Europaweite Zusammenarbeit von Start-Ups
Um den scheinbar übermächtigen Superstars aus dem kalifornischen Silicon-Valley und den aufstrebenden Nationen aus Fernost etwas entgegenzusetzen, schlägt E-Business-Experte Kollmann eine grenzüberschreitende Zusammenarbeit europäischer Gründer vor. "Damit eine Startup-Idee nicht drei-, vier- oder fünfmal in verschiedenen Ländern entwickelt wird, sollte man von Anfang an über ein Netzwerk Transparenz schaffen, um dann vielleicht einen großen Player als Konkurrenten aufzubauen." Der deutsche IT und Neue Medien Branchenverband Bitkom sieht das ähnlich. Er fordert auch Erleichterungen bei der Finanzierung von Digital-Startups.

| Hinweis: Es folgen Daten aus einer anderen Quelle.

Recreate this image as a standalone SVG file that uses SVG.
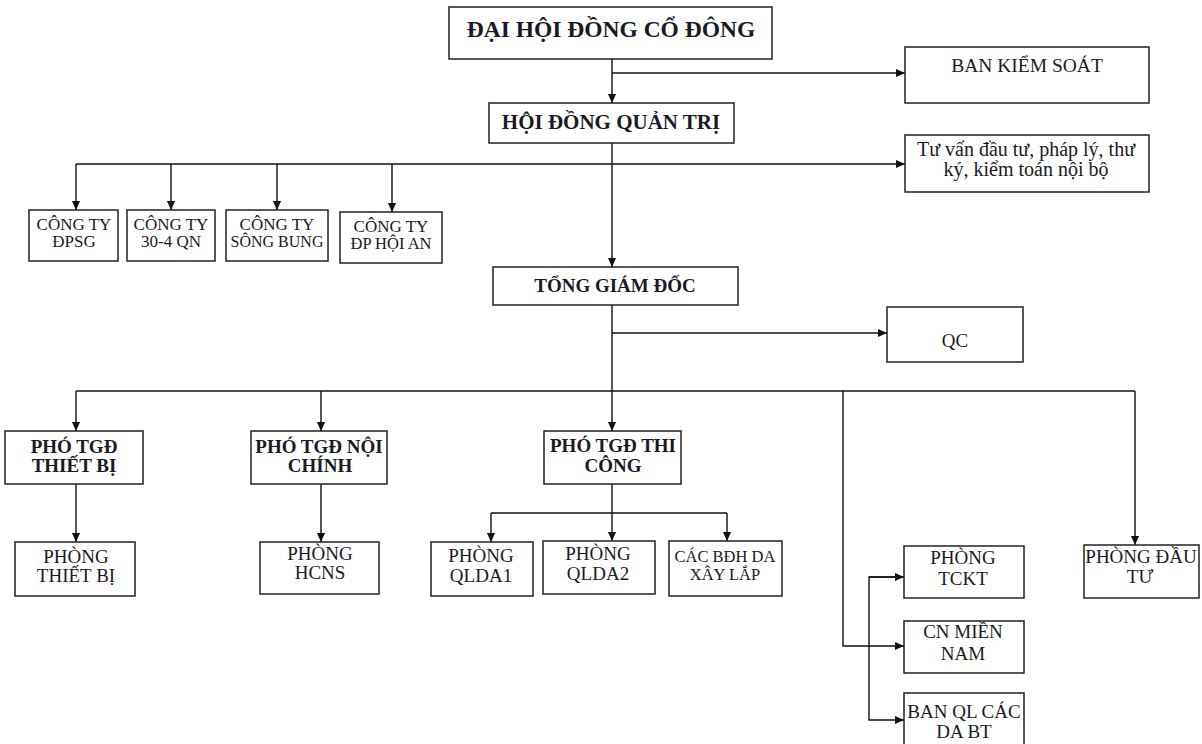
<svg xmlns="http://www.w3.org/2000/svg" width="1202" height="744" viewBox="0 0 1202 744">
<style>
.box{fill:#fff;stroke:#222;stroke-width:1.5}
.t{font-family:"Liberation Serif","Times New Roman",serif;fill:#1a1a24;text-anchor:middle}
.r{font-size:19px}
.s{font-size:17px}
.b{font-weight:bold;font-size:19px}
.c{fill:none;stroke:#111;stroke-width:1.4}
</style>
<defs>
<marker id="arr" viewBox="0 0 10 10" refX="10" refY="5" markerWidth="9" markerHeight="10" markerUnits="userSpaceOnUse" orient="auto">
<path d="M0,0.5 L10,5 L0,9.5 z" fill="#111"/>
</marker>
</defs>
<rect width="1202" height="744" fill="#fff"/>
<g id="connectors">
<line class="c" x1="612" y1="59" x2="612" y2="103" marker-end="url(#arr)"/>
<line class="c" x1="612" y1="73" x2="905" y2="73" marker-end="url(#arr)"/>
<line class="c" x1="612" y1="143" x2="612" y2="267" marker-end="url(#arr)"/>
<path class="c" d="M76,164 H905" marker-end="url(#arr)"/>
<line class="c" x1="76" y1="164" x2="76" y2="210" marker-end="url(#arr)"/>
<line class="c" x1="171" y1="164" x2="171" y2="210" marker-end="url(#arr)"/>
<line class="c" x1="277" y1="164" x2="277" y2="210" marker-end="url(#arr)"/>
<line class="c" x1="392" y1="164" x2="392" y2="212" marker-end="url(#arr)"/>
<line class="c" x1="612" y1="305" x2="612" y2="431" marker-end="url(#arr)"/>
<line class="c" x1="612" y1="333" x2="887" y2="333" marker-end="url(#arr)"/>
<line class="c" x1="76" y1="391" x2="1135" y2="391"/>
<line class="c" x1="76" y1="391" x2="76" y2="431" marker-end="url(#arr)"/>
<line class="c" x1="321" y1="391" x2="321" y2="431" marker-end="url(#arr)"/>
<path class="c" d="M843,391 V646 H904" marker-end="url(#arr)"/>
<line class="c" x1="1135" y1="391" x2="1135" y2="545" marker-end="url(#arr)"/>
<line class="c" x1="76" y1="484" x2="76" y2="542" marker-end="url(#arr)"/>
<line class="c" x1="321" y1="484" x2="321" y2="542" marker-end="url(#arr)"/>
<line class="c" x1="612" y1="484" x2="612" y2="541" marker-end="url(#arr)"/>
<path class="c" d="M491,513 H727"/>
<line class="c" x1="491" y1="513" x2="491" y2="542" marker-end="url(#arr)"/>
<line class="c" x1="727" y1="513" x2="727" y2="541" marker-end="url(#arr)"/>
<path class="c" d="M904,577 H869 V720 H904" marker-end="url(#arr)"/>
<line class="c" x1="869" y1="577" x2="904" y2="577" marker-end="url(#arr)"/>
</g>
<g id="dhdcd"><rect class="box" x="449" y="7" width="323" height="52"/><text class="t" x="611" y="37" font-size="23.5" font-weight="bold">ĐẠI HỘI ĐỒNG CỔ ĐÔNG</text></g>
<g id="hdqt"><rect class="box" x="489" y="103" width="245" height="40"/><text class="t" x="611" y="129" font-size="21" font-weight="bold">HỘI ĐỒNG QUẢN TRỊ</text></g>
<g id="bks"><rect class="box" x="905" y="47" width="244" height="56"/><text class="t" font-size="19.5" x="1027" y="72">BAN KIỂM SOÁT</text></g>
<g id="tuvan"><rect class="box" x="905" y="135" width="244" height="57"/><text class="t" font-size="20" x="1026" y="156">Tư vấn đầu tư, pháp lý, thư</text><text class="t" font-size="20" x="1026" y="176">ký, kiểm toán nội bộ</text></g>
<g id="ct-dpsg"><rect class="box" x="29" y="210" width="89" height="51"/><text class="t s" x="74" y="230">CÔNG TY</text><text class="t s" x="74" y="247">ĐPSG</text></g>
<g id="ct-304"><rect class="box" x="127" y="210" width="88" height="51"/><text class="t s" x="171" y="230">CÔNG TY</text><text class="t s" x="171" y="247">30-4 QN</text></g>
<g id="ct-songbung"><rect class="box" x="226" y="210" width="102" height="51"/><text class="t s" x="277" y="230">CÔNG TY</text><text class="t" font-size="16" x="277" y="247">SÔNG BUNG</text></g>
<g id="ct-hoian"><rect class="box" x="340" y="212" width="102" height="51"/><text class="t s" x="391" y="232">CÔNG TY</text><text class="t" font-size="16.5" x="391" y="249">ĐP HỘI AN</text></g>
<g id="tgd"><rect class="box" x="493" y="267" width="245" height="38"/><text class="t b" x="615" y="292">TỔNG GIÁM ĐỐC</text></g>
<g id="qc"><rect class="box" x="887" y="307" width="136" height="55"/><text class="t r" x="955" y="347">QC</text></g>
<g id="ptgd-tb"><rect class="box" x="5" y="431" width="138" height="53"/><text class="t b" x="74" y="453">PHÓ TGĐ</text><text class="t b" x="74" y="472">THIẾT BỊ</text></g>
<g id="ptgd-nc"><rect class="box" x="251" y="431" width="136" height="53"/><text class="t b" x="319" y="453">PHÓ TGĐ NỘI</text><text class="t b" x="320" y="472">CHÍNH</text></g>
<g id="ptgd-tc"><rect class="box" x="544" y="431" width="137" height="53"/><text class="t b" x="613" y="452">PHÓ TGĐ THI</text><text class="t b" x="613" y="472">CÔNG</text></g>
<g id="p-tb"><rect class="box" x="15" y="542" width="120" height="54"/><text class="t r" x="76" y="563">PHÒNG</text><text class="t r" x="76" y="582">THIẾT BỊ</text></g>
<g id="p-hcns"><rect class="box" x="260" y="542" width="119" height="52"/><text class="t r" x="320" y="560">PHÒNG</text><text class="t r" x="320" y="579">HCNS</text></g>
<g id="p-qlda1"><rect class="box" x="431" y="542" width="102" height="54"/><text class="t r" x="481" y="562">PHÒNG</text><text class="t r" x="481" y="582">QLDA1</text></g>
<g id="p-qlda2"><rect class="box" x="543" y="541" width="112" height="53"/><text class="t r" x="598" y="560">PHÒNG</text><text class="t r" x="598" y="580">QLDA2</text></g>
<g id="bdh"><rect class="box" x="669" y="541" width="113" height="55"/><text class="t" font-size="16.5" x="725" y="562">CÁC BĐH DA</text><text class="t" font-size="16.5" x="725" y="580">XÂY LẮP</text></g>
<g id="p-dautu"><rect class="box" x="1084" y="545" width="115" height="53"/><text class="t" font-size="19" x="1141" y="563">PHÒNG ĐẦU</text><text class="t" font-size="19" x="1140" y="583">TƯ</text></g>
<g id="p-tckt"><rect class="box" x="904" y="546" width="120" height="52"/><text class="t r" x="963" y="564">PHÒNG</text><text class="t r" x="963" y="585">TCKT</text></g>
<g id="cn-mn"><rect class="box" x="904" y="621" width="120" height="52"/><text class="t r" x="963" y="638">CN MIỀN</text><text class="t r" x="963" y="660">NAM</text></g>
<g id="banql"><rect class="box" x="904" y="693" width="120" height="60"/><text class="t r" x="964" y="718">BAN QL CÁC</text><text class="t r" x="964" y="738">DA BT</text></g>
</svg>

"In der Gründungsphase hat sich die Situation in den letzten Jahren zwar deutlich verbessert", sagte Niklas Veltkamp von der Bitkom der Deutschen Welle. Aber noch gebe es massive Probleme bei der Wachstumsfinanzierung. "Wenn ein Startup expandieren möchte, braucht es zwischen fünf und 20 Millionen Euro. Und eine solche Summe in Europa zu bekommen, ist die große Herausforderung", erklärt Veltkamp. Die meisten europäischen Geldgeber sind bei der Bewilligung von Risikokapital zurückhaltender als ihre US-amerikanischen Kollegen. Es sei denn, man ändert die Rahmenbedingungen, so dass die Kreditvergabe attraktiver wird. Tobias Kollman von der Universität Duisburg-Essen nennt Großbritannien als Beispiel, "wo man Investitionen in Startups im Rahmen privater Steuererklärungen absetzen kann".
Politiker sollen Weg frei machen
Fast alle diese Vorschläge versucht auch EU-Kommissarin Kroes durchzudrücken. Seit langem fordert sie eine Vereinheitlichung von Standards für Gründerfirmen, eine intensivere IT-Ausbildung, leichtere Kreditvergaben und einen gemeinsamen Markt für internetbezogene Dienstleistungen sowie einen europaweiten Ausbau moderner Breitbandnetze. Aber dafür müssten sich alle 28 EU-Mitgliedsländer auf eine Linie einigen und nationale Egoismen überwinden.
Damit Europa nicht mehr im Schneckentempo durch das IT-Zeitalter kriecht, muss also noch Überzeugungsarbeit geleistet werden. Neben einer Reihe von EU-Finanzierungsprogrammen soll die von Kroes ins Leben gerufene Initiative "Startup Europe" helfen. Sie bringt erfahrene Unternehmer, Gründer, Vertreter sozialer Netzwerke und Investoren zusammen. Außerdem gibt es Wettbewerbe, in denen verdiente Unternehmer ausgezeichnet und die besten zwölf europäischen Startups gefördert werden. Dies könne aber nur ein zusätzlicher Antrieb für Startups sein, sagte Kroes auf einer Pressekonferenz. Denn nicht Politiker, sondern Unternehmer schafften Arbeitsplätze. Freimütig fügte sie hinzu: "Manchmal ist es das Beste, wenn Politiker einfach den Weg freimachen."